The paper proposes NeuralMUSIC, a hybrid framework that integrates a neural network for spatial covariance matrix estimation into the classical Multiple Signal Classification (MUSIC) algorithm. The approach addresses key limitations of classical MUSIC (noise sensitivity, broadband processing) and pure deep learning methods (black-box nature, poor generalization). Key innovations include: 1) A neural encoder to predict the spatial covariance matrix, which is then used in the standard MUSIC eigen-decomposition pipeline. 2) A Frequency Attention Fusion (FAF) module to adaptively weight frequency bins for broadband DOA estimation. 3) A self-supervised Spatial Correlation Learning (SSCL) strategy using masked channel reconstruction to leverage unlabeled data. 4) An adaptive source-number prediction module. The methodology is well-grounded in signal processing theory and effectively bridges the gap between model-based and data-driven approaches. The integration of SSCL is a particularly strong design choice for robotic applications where labeled data is scarce.
The authors conduct extensive experiments on four datasets: GSC (simulated), AV16.3 (real-world speaker), SLoClas (acoustic events), and AFPILD (pedestrian footsteps). They compare against classical methods (MUSIC, NormMUSIC, Beamforming, TOPS, FRIDA) and deep learning baselines (CRNN, Transformer, DOANet, DeepDAE, DeepMusic, DA-Music). Results show consistent improvements in Mean Absolute Angular Error (MAAE) across all datasets and configurations (single-source, multi-source, unknown source number). Ablation studies validate the contributions of FAF and SSCL. Additional experiments on data efficiency, SNR robustness, and cross-domain generalization (cross-room, cross-array) further demonstrate the method's robustness. The evaluation is comprehensive and convincing.
The paper provides detailed descriptions of the network architecture, loss functions, and experimental settings (STFT parameters, optimizer, hyperparameters). The code is made available on GitHub. The use of standard datasets (GSC, AV16.3, SLoClas, AFPILD) facilitates reproduction. The description of the SSCL masking strategies and the hybrid pipeline is clear.
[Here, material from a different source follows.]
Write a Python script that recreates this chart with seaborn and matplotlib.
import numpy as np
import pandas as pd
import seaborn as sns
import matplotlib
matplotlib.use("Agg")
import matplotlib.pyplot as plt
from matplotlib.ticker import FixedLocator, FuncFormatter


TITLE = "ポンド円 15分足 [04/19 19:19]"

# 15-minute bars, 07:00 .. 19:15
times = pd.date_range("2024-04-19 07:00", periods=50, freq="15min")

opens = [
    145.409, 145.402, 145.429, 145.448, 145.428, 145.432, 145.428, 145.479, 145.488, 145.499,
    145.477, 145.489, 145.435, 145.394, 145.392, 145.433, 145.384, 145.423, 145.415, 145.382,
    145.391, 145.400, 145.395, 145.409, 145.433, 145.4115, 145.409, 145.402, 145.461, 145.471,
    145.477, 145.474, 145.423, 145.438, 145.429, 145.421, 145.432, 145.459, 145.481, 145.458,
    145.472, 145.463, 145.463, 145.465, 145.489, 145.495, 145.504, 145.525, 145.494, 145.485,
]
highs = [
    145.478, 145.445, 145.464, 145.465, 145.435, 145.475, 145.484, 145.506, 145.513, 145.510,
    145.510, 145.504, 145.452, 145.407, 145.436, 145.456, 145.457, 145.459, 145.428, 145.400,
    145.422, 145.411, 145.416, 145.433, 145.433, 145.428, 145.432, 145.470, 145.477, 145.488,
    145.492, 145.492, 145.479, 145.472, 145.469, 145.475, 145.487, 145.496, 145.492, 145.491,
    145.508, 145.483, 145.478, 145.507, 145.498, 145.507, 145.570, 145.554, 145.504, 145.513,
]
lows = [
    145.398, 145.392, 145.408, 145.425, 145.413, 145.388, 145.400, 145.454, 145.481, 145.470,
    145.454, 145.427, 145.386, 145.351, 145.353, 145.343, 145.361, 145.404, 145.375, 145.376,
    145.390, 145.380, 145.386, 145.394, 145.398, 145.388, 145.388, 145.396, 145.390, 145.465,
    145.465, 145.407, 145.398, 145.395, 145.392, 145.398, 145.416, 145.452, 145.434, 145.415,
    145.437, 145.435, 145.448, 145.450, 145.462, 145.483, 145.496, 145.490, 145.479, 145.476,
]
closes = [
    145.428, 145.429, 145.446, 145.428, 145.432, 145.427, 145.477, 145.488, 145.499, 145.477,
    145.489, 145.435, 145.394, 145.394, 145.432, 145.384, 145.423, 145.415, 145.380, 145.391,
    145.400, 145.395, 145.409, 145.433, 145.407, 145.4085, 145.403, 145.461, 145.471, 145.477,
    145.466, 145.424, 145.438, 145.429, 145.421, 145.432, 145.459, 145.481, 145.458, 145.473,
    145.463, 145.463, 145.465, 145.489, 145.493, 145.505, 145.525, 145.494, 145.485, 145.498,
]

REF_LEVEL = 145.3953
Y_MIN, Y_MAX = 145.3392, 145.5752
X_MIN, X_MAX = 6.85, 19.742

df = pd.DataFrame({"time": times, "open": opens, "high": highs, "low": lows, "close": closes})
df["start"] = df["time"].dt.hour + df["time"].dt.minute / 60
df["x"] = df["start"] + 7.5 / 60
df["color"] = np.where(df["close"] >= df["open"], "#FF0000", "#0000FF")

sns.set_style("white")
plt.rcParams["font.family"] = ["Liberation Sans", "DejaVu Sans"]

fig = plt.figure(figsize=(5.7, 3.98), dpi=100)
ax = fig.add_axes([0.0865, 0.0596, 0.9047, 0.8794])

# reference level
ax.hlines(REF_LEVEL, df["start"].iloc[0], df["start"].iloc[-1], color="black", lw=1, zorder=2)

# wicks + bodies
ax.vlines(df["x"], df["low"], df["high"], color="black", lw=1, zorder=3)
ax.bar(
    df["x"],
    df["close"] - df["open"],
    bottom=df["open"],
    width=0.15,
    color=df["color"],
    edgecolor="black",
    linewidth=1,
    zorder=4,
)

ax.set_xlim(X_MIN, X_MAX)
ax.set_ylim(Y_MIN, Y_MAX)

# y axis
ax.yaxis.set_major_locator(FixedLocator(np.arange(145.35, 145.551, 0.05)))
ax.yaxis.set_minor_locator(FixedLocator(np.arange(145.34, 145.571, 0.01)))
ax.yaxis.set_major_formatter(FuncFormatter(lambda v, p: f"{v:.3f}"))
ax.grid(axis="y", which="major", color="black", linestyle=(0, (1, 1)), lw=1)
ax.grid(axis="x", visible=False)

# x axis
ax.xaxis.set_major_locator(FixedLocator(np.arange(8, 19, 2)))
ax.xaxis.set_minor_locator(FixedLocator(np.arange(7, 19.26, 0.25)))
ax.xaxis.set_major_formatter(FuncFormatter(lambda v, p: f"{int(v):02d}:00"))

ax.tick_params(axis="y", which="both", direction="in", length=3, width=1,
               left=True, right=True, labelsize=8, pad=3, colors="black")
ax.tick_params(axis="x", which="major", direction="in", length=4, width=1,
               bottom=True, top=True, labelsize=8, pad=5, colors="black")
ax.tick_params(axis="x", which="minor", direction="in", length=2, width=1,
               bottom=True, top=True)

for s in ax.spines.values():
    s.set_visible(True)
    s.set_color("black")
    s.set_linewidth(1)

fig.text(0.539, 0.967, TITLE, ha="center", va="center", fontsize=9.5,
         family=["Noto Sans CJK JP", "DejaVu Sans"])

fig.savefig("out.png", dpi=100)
The method relies on a neural network to estimate the covariance matrix, which may still suffer from distribution shifts if the acoustic environment or array geometry differs significantly from the training data, although the paper shows some resilience. The performance on AFPILD, while best among baselines, is still relatively high in error (10.24 degrees), indicating challenges with footstep sounds. The cross-array generalization, while better than pure DL methods, is not perfect and degrades with large geometry mismatches. The paper acknowledges these in the limitations section.
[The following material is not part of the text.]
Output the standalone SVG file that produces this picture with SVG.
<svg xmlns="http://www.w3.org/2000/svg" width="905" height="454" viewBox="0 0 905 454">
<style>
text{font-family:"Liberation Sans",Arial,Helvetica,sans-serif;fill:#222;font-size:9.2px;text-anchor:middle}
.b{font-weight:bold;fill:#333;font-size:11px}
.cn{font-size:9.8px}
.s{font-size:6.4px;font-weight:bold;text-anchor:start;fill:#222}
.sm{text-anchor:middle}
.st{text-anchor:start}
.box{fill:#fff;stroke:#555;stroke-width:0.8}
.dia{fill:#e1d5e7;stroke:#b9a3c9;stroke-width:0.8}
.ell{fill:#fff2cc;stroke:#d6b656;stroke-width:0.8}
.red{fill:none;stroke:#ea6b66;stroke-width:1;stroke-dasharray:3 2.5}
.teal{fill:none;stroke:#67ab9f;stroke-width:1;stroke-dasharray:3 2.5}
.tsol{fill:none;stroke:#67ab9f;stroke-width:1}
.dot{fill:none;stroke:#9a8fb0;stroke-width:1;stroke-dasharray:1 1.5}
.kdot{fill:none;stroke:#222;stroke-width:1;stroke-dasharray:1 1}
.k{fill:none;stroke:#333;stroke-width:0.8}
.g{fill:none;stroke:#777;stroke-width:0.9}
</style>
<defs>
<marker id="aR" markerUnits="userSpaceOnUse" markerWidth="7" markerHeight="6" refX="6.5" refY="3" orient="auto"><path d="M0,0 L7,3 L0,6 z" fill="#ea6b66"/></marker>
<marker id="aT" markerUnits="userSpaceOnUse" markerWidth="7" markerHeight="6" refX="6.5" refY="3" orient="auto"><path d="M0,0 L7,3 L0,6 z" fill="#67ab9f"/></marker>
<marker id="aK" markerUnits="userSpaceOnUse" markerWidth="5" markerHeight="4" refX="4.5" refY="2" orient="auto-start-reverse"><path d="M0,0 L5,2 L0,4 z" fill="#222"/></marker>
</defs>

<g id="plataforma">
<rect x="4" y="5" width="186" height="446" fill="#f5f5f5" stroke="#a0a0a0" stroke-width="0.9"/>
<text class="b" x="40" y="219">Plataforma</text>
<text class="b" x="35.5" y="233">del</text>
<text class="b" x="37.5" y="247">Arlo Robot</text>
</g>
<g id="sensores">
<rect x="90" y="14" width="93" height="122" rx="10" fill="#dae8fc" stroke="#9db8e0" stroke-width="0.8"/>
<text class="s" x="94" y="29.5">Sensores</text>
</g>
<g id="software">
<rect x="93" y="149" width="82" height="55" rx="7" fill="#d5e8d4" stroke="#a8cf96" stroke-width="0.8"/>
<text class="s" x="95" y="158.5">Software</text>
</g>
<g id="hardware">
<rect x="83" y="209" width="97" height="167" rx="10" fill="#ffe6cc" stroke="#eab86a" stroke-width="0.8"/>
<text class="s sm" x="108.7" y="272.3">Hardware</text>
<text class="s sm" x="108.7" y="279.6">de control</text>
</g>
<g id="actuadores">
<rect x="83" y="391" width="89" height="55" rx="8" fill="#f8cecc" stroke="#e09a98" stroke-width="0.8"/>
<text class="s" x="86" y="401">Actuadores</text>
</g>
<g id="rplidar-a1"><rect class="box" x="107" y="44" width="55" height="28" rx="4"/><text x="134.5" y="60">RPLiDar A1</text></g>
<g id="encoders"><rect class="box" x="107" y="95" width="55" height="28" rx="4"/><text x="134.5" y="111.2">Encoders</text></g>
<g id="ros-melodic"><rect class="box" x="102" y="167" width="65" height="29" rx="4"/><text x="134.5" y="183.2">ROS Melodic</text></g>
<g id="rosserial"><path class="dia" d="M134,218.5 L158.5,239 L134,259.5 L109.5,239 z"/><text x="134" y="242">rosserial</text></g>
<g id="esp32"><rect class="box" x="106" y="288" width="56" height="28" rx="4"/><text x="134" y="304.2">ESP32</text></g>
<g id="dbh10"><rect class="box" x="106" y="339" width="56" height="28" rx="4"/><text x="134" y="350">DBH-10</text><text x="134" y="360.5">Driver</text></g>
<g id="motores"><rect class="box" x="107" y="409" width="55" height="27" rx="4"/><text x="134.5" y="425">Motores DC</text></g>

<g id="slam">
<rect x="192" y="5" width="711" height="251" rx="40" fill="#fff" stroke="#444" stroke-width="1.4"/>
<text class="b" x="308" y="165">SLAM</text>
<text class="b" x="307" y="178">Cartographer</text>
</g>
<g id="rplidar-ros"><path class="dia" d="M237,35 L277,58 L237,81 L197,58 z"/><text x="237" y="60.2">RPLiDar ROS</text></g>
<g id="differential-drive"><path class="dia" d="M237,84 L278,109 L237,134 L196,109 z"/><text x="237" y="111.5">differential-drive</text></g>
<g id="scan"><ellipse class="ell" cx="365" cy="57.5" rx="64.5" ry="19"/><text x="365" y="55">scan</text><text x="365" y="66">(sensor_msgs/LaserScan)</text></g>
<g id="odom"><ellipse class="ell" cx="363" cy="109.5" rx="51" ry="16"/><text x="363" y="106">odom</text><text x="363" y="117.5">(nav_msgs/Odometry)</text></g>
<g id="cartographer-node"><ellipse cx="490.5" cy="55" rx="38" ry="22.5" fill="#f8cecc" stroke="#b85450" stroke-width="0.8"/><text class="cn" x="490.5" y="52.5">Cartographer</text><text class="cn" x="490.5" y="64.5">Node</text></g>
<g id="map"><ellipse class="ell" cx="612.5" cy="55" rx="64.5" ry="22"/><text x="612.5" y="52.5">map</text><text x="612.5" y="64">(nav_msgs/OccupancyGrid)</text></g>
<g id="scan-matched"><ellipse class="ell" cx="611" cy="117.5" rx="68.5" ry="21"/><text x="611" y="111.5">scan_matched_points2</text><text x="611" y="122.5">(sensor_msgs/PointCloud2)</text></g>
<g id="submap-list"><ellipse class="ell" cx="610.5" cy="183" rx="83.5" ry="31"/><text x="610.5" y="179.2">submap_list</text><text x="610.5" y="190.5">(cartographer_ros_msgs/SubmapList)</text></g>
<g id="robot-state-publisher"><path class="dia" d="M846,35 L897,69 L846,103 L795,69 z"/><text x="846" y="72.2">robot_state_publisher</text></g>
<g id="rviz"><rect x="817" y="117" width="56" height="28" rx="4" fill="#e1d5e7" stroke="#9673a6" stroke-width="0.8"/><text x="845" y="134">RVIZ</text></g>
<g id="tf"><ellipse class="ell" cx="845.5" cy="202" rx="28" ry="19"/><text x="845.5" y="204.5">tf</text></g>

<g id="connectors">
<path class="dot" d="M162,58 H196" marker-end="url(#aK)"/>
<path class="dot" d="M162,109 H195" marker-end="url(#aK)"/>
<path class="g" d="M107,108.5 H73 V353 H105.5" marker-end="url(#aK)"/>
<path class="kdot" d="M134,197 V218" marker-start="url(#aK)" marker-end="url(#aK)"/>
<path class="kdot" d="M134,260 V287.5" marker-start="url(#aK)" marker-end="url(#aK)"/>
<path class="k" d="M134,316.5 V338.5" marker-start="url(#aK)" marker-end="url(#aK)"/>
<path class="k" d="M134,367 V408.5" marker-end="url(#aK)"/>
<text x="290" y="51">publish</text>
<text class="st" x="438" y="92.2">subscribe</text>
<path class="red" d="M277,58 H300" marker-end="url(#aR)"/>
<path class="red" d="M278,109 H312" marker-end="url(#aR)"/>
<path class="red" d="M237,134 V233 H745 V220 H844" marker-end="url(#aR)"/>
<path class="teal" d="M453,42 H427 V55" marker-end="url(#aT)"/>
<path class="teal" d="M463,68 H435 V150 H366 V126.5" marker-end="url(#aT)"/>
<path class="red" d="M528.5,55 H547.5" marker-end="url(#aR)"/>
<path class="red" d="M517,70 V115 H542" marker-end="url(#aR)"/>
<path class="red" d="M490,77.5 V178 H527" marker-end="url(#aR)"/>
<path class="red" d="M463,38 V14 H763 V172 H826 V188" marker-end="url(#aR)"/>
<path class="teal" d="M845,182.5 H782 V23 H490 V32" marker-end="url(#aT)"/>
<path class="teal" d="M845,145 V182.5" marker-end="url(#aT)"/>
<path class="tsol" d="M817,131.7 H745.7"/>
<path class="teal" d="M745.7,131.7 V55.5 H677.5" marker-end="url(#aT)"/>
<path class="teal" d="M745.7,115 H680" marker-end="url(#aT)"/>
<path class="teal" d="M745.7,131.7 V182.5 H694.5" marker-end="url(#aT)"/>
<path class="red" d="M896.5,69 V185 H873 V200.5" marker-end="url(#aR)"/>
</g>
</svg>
This work contributes to the field of robot audition and spatial audio processing. By providing a robust, data-efficient, and interpretable solution for sound source localization, it enables more reliable autonomous robots in dynamic environments. The hybrid approach offers a template for integrating physical priors with deep learning in other signal processing tasks. The self-supervised learning strategy is broadly applicable to other domains with limited labeled data. NeuralMUSIC presents a robust hybrid framework for robot sound source localization by combining neural covariance estimation with classical subspace methods, achieving superior accuracy and generalization across diverse acoustic environments. The integration of self-supervised learning for spatial correlation and adaptive frequency fusion addresses critical challenges in low-SNR and broadband scenarios, offering a significant advancement in reliable robotic audition systems.